#### Short problem
Find the lines that include the string "chart" and report how many there are. Give no other text.

▬▬▬▬▬▬▬▬▬▬

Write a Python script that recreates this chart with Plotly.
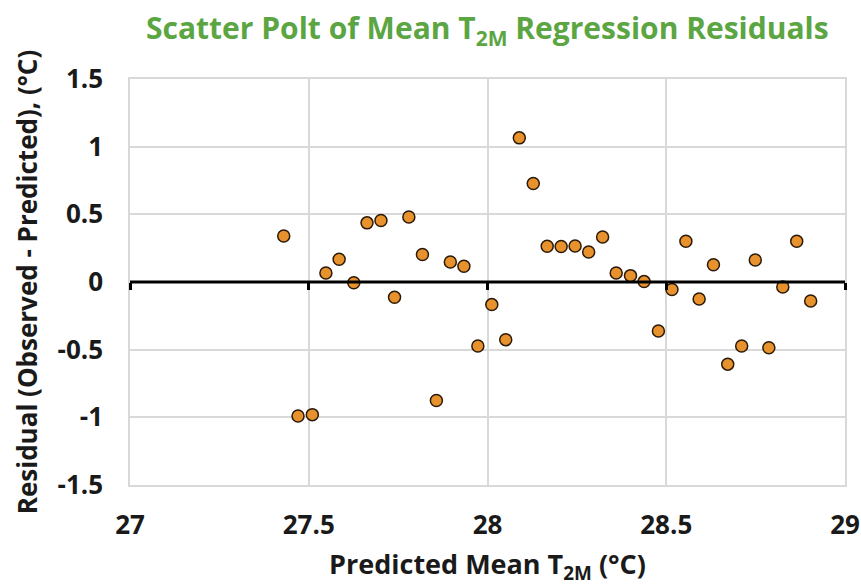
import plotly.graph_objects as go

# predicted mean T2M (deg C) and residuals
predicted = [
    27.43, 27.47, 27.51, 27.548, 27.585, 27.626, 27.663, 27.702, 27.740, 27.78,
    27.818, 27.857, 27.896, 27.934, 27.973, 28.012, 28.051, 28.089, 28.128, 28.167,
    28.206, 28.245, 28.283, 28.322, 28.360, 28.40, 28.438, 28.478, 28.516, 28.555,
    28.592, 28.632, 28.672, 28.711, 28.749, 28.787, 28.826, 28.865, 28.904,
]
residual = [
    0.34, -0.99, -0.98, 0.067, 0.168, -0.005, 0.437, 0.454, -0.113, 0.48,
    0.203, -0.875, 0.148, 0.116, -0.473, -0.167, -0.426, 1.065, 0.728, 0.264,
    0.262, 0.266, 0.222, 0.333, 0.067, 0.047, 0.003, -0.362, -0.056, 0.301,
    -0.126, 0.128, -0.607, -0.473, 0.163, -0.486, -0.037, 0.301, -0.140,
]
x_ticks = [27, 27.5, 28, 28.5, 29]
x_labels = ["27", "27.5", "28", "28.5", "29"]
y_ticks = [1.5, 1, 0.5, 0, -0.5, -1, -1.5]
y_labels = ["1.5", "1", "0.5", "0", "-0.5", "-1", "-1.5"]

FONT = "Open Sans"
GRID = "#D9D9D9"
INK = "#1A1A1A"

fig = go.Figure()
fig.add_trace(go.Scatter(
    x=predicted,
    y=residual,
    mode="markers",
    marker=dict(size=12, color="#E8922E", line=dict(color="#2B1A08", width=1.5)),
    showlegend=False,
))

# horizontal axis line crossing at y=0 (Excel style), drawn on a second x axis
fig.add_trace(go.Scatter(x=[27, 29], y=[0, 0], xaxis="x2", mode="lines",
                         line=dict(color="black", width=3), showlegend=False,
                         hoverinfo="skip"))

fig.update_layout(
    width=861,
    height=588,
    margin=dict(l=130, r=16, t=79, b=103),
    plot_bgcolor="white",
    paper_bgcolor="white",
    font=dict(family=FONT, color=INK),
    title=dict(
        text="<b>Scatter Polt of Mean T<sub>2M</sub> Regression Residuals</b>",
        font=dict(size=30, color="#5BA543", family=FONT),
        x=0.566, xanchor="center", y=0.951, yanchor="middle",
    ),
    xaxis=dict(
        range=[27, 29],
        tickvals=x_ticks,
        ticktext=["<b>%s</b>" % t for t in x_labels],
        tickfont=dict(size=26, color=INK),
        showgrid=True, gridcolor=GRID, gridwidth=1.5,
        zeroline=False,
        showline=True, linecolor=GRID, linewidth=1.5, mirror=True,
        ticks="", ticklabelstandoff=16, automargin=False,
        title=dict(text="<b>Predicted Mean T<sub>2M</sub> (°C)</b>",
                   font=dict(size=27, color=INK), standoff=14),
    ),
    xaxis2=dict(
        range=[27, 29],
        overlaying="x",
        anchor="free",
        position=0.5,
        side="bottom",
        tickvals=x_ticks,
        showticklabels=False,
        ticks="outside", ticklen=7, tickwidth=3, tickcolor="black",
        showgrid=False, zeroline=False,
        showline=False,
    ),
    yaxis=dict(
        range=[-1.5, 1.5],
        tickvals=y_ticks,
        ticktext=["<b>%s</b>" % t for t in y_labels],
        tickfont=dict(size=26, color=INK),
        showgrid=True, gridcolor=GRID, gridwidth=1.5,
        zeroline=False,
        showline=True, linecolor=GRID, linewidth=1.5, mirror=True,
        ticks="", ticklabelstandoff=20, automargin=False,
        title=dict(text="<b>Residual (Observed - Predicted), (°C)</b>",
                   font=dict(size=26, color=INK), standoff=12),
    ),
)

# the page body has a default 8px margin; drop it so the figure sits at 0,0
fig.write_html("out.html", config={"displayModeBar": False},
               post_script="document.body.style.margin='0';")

▬▬▬▬▬▬▬▬▬▬

#### Response to this exercise
1